Psa. 73:25 Whom have I in heaven but You?
And besides You, I desire nothing on earth.
Just sitting on my back porch alone under an outdoor heater, listening to worship music. Actually I’m not alone at all because His Presence fills the space I’m in, and the joy of His presence always makes me feel so alive and makes every moment seem so relevant. I’m grateful at times like this that what I do doesn’t define me, but who I am to Him, and who He is to me defines meaning, purpose, and happiness to me. The older I’ve gotten the more Song of Solomon means to me when it says, “I am My Beloved’s, and He is mine,” and “I am My Beloved’s, and His desire is for me.” My life stays really busy, and I have the privilege of spending most of my days telling others about My Beloved, but nothing compares to loving and being loved by My Beloved. I can’t say that was always true about me.
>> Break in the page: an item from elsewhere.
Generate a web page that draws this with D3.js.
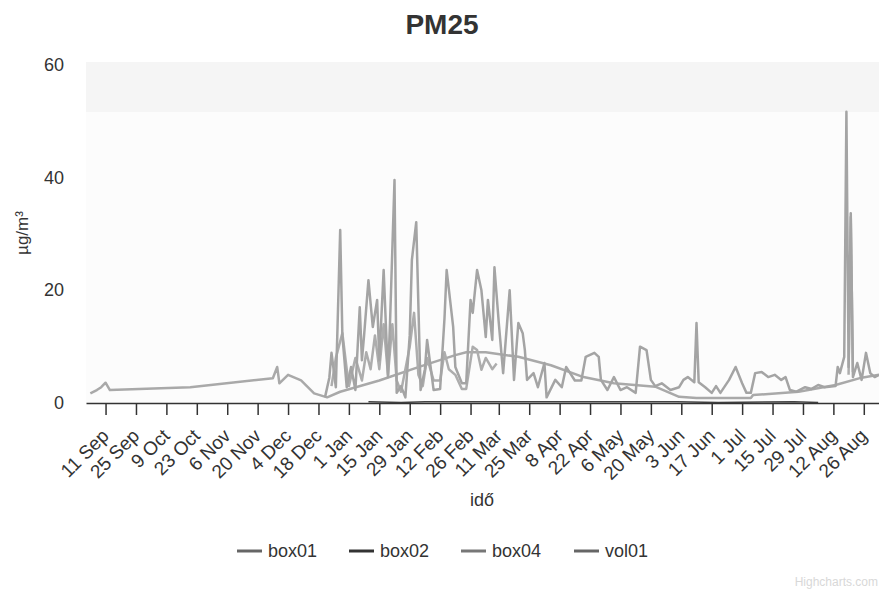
<!doctype html>
<html>
<head>
<meta charset="utf-8">
<title>PM25</title>
<script src="https://d3js.org/d3.v7.min.js"></script>
<style>
  body { margin:0; background:#fff; font-family:"Liberation Sans", Arial, sans-serif; }
</style>
</head>
<body>
<svg id="chart" width="879" height="589"></svg>
<script>
// series names and colours (scan is greyscale)
const seriesNames  = ["box01", "box02", "box04", "vol01"];
const legendColors = ["#666", "#333", "#777", "#666"];
const lineColors   = ["#a9a9a9", "#444", "#a4a4a4", "#adadad"];

// x tick positions as shown on the axis
const tickDays = ["2017-09-11","2017-09-25","2017-10-09","2017-10-23","2017-11-06","2017-11-20",
  "2017-12-04","2017-12-18","2018-01-01","2018-01-15","2018-01-29","2018-02-12","2018-02-26",
  "2018-03-11","2018-03-25","2018-04-08","2018-04-22","2018-05-06","2018-05-20","2018-06-03",
  "2018-06-17","2018-07-01","2018-07-15","2018-07-29","2018-08-12","2018-08-26"];
const yTicks = [0, 20, 40, 60];

// box01 : slow curve over the whole year
const box01 = [
  ["2017-09-04",1.7],["2017-09-07",2.3],["2017-09-09",2.8],["2017-09-11",3.6],["2017-09-13",2.3],
  ["2017-10-20",2.8],["2017-11-27",4.4],["2017-11-29",6.4],["2017-11-30",3.5],["2017-12-04",5.0],
  ["2017-12-10",4.0],["2017-12-16",1.7],["2017-12-22",1.0],["2017-12-28",2.0],["2018-01-15",4.0],
  ["2018-02-03",6.5],["2018-02-19",8.5],["2018-02-24",9.0],["2018-03-05",9.0],["2018-03-20",8.2],
  ["2018-04-04",6.7],["2018-04-19",4.6],["2018-05-03",3.5],["2018-05-22",2.9],["2018-06-02",1.1],
  ["2018-06-10",0.9],["2018-07-05",0.9],["2018-07-06",1.4],["2018-07-27",2.0],["2018-08-13",3.2],
  ["2018-08-25",4.5],["2018-09-02",5.0]
];

// box02 : close to zero
const box02 = [
  ["2018-01-10",0.2],["2018-01-25",0.1],["2018-02-05",0.2],["2018-06-01",0.2],["2018-06-20",0.1],
  ["2018-07-25",0.2],["2018-08-05",0.1]
];

// box04 : daily values
const box04 = [
  ["2017-12-21",1.0],["2017-12-23",4.5],["2017-12-24",8.9],["2017-12-26",2.8],["2017-12-28",30.7],
  ["2017-12-29",12.0],["2017-12-31",2.8],["2018-01-02",6.4],["2018-01-04",2.3],["2018-01-06",17.0],
  ["2018-01-07",7.6],["2018-01-08",12.0],["2018-01-10",21.8],["2018-01-12",13.5],["2018-01-14",18.3],
  ["2018-01-15",7.6],["2018-01-17",23.6],["2018-01-19",4.6],["2018-01-20",15.0],["2018-01-22",39.6],
  ["2018-01-23",1.8],["2018-01-25",3.0],["2018-01-27",1.0],["2018-01-29",12.0],["2018-01-30",25.4],
  ["2018-02-01",32.1],["2018-02-03",2.3],["2018-02-05",6.0],["2018-02-06",11.2],["2018-02-09",2.3],
  ["2018-02-12",2.5],["2018-02-14",15.0],["2018-02-15",23.6],["2018-02-18",13.5],["2018-02-19",6.4],
  ["2018-02-22",3.5],["2018-02-24",3.5],["2018-02-26",18.3],["2018-02-27",16.0],["2018-03-01",23.6],
  ["2018-03-03",20.0],["2018-03-05",11.7],["2018-03-06",18.3],["2018-03-08",11.2],["2018-03-09",24.1],
  ["2018-03-11",14.2],["2018-03-13",5.3],["2018-03-16",20.0],["2018-03-18",4.1],["2018-03-20",14.2],
  ["2018-03-22",12.4],["2018-03-23",9.4],["2018-03-24",4.1],["2018-03-27",5.3],["2018-03-29",2.8],
  ["2018-04-01",7.1],["2018-04-02",1.0],["2018-04-06",4.1],["2018-04-09",2.8],["2018-04-11",6.4],
  ["2018-04-15",4.0],["2018-04-18",4.0],["2018-04-20",8.2],["2018-04-24",8.9],["2018-04-26",8.2],
  ["2018-04-27",4.1],["2018-04-30",2.3],["2018-05-03",4.6],["2018-05-06",2.3],["2018-05-09",2.8],
  ["2018-05-13",1.8],["2018-05-15",10.0],["2018-05-18",9.4],["2018-05-20",4.1],["2018-05-22",3.0],
  ["2018-05-25",3.5],["2018-05-29",2.3],["2018-06-02",2.8],["2018-06-04",4.1],["2018-06-06",4.6],
  ["2018-06-09",3.7],["2018-06-10",14.2],["2018-06-11",3.7],["2018-06-14",2.8],["2018-06-17",1.8],
  ["2018-06-19",3.0],["2018-06-21",1.8],["2018-06-25",4.1],["2018-06-28",6.4],["2018-07-01",3.5],
  ["2018-07-03",1.8],["2018-07-05",1.8],["2018-07-07",5.3],["2018-07-10",5.5],["2018-07-13",4.6],
  ["2018-07-16",5.0],["2018-07-19",4.1],["2018-07-21",4.6],["2018-07-23",2.3],["2018-07-26",2.0],
  ["2018-07-30",2.8],["2018-08-02",2.5],["2018-08-05",3.2],["2018-08-08",2.8],["2018-08-13",3.0],
  ["2018-08-14",6.4],["2018-08-15",5.3],["2018-08-17",8.2],["2018-08-18",51.7],["2018-08-19",6.4],
  ["2018-08-20",33.7],["2018-08-21",4.6],["2018-08-23",7.1],["2018-08-25",4.1],["2018-08-27",8.9],
  ["2018-08-29",5.3],["2018-08-31",4.6],["2018-09-02",5.0]
];

// vol01 : second daily series (null = gap in the record)
const vol01 = [
  ["2017-12-24",3.0],["2017-12-26",8.0],["2017-12-29",12.4],["2017-12-31",6.0],["2018-01-01",3.0],
  ["2018-01-04",8.0],["2018-01-07",4.0],["2018-01-09",9.0],["2018-01-11",6.0],["2018-01-13",12.0],
  ["2018-01-15",6.0],["2018-01-17",14.0],["2018-01-19",5.0],["2018-01-21",14.0],["2018-01-23",4.0],
  ["2018-01-25",2.0],["2018-01-27",6.0],["2018-01-29",10.0],["2018-01-31",16.0],["2018-02-02",5.0],
  ["2018-02-04",3.0],["2018-02-06",8.0],["2018-02-09",4.0],["2018-02-12",4.0],["2018-02-14",9.0],
  ["2018-02-16",6.0],["2018-02-19",5.0],["2018-02-22",2.5],["2018-02-24",2.5],["2018-02-27",10.0],
  ["2018-03-01",9.4],["2018-03-03",5.9],["2018-03-05",8.0],["2018-03-08",6.0],["2018-03-10",7.0],
  ["2018-03-11",null],
  ["2018-08-19",5.0],["2018-08-20",33.0],["2018-08-21",5.5]
];

const allSeries = [box01, box02, box04, vol01];

const parse = d3.timeParse("%Y-%m-%d");
const svg = d3.select("#chart");
const plotLeft = 86, plotRight = 879, plotTop = 65, plotBottom = 403;

const x = d3.scaleTime().domain([parse("2017-09-02"), parse("2018-09-02")]).range([plotLeft, plotRight]);
const y = d3.scaleLinear().domain([0, 60]).range([plotBottom, plotTop]);

// faint plot background (scan tint)
svg.append("rect").attr("x", plotLeft).attr("y", 62).attr("width", plotRight-plotLeft).attr("height", plotBottom-62).attr("fill", "#fcfcfc");
svg.append("rect").attr("x", plotLeft).attr("y", 62).attr("width", plotRight-plotLeft).attr("height", 50).attr("fill", "#f5f5f5");

// title
svg.append("text").attr("x", 442).attr("y", 34).attr("text-anchor", "middle")
  .style("font-size", "28px").style("font-weight", "bold").attr("fill", "#333").text("PM25");

// y axis labels (no line, no grid visible)
svg.append("g").selectAll("text").data(yTicks).join("text")
  .attr("x", 64).attr("y", d => y(d) + 6).attr("text-anchor", "end")
  .style("font-size", "18px").attr("fill", "#333").text(d => d);

svg.append("text").attr("transform", "translate(28,233) rotate(-90)")
  .attr("text-anchor", "middle").style("font-size", "17px").attr("fill", "#333").text("µg/m³");

// lines
svg.append("clipPath").attr("id", "clip").append("rect")
  .attr("x", plotLeft).attr("y", 0).attr("width", plotRight-plotLeft).attr("height", plotBottom + 2);
const line = d3.line().defined(d => d[1] !== null).x(d => x(parse(d[0]))).y(d => y(d[1]));
const drawOrder = [0, 3, 2, 1];
svg.append("g").attr("clip-path", "url(#clip)").selectAll("path").data(drawOrder).join("path")
  .attr("d", i => line(allSeries[i])).attr("fill", "none")
  .attr("stroke", i => lineColors[i]).attr("stroke-width", i => i === 1 ? 1.5 : 2.5)
  .attr("stroke-linejoin", "round");

// x axis
const xAxis = d3.axisBottom(x).tickValues(tickDays.map(parse))
  .tickFormat(d3.timeFormat("%-d %b")).tickSize(12).tickSizeOuter(0);
const gx = svg.append("g").attr("transform", "translate(0," + plotBottom + ")").call(xAxis);
gx.select(".domain").attr("stroke", "#333").attr("stroke-width", 1.5);
gx.selectAll(".tick line").attr("stroke", "#333").attr("stroke-width", 1.5);
gx.selectAll(".tick text").attr("fill", "#333").style("font-size", "19px")
  .style("font-family", "'Liberation Sans', Arial, sans-serif")
  .attr("text-anchor", "end").attr("dy", null).attr("y", 0)
  .attr("transform", "translate(4,34) rotate(-45)");

svg.append("text").attr("x", 482).attr("y", 506).attr("text-anchor", "middle")
  .style("font-size", "18px").attr("fill", "#333").text("idő");

// legend
const legendX = [237, 349, 461, 574];
const lg = svg.append("g").selectAll("g").data(seriesNames).join("g")
  .attr("transform", (d, i) => "translate(" + legendX[i] + ",551)");
lg.append("line").attr("x1", 0).attr("x2", 25).attr("y1", 0).attr("y2", 0)
  .attr("stroke", (d, i) => legendColors[i]).attr("stroke-width", 3);
lg.append("text").attr("x", 31).attr("y", 6).style("font-size", "18px").attr("fill", "#333").text(d => d);

// credits
svg.append("text").attr("x", 878).attr("y", 586).attr("text-anchor", "end")
  .style("font-size", "12px").attr("fill", "#d8d8d8").text("Highcharts.com");
</script>
</body>
</html>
Too many wasted years wanting to do something important for Him in the eyes of others so that I would feel important, and happy. I’ve learned over the years that the truth is, I am important because I am important to Him, and that the most important thing I can do, in the moment, is to love Him back. I’ll never do anything more significant than to simply adore Him, and to enjoy Him adoring me. Don’t get me wrong, I love to serve Him because it brings My Beloved pleasure, but I don’t have to be busy, or do sensational things to feel worth. He considers me worthy of His love, and being in His lovesick presence, loving Him back is enough for me. Sitting on this porch, I’ve never been so not alone.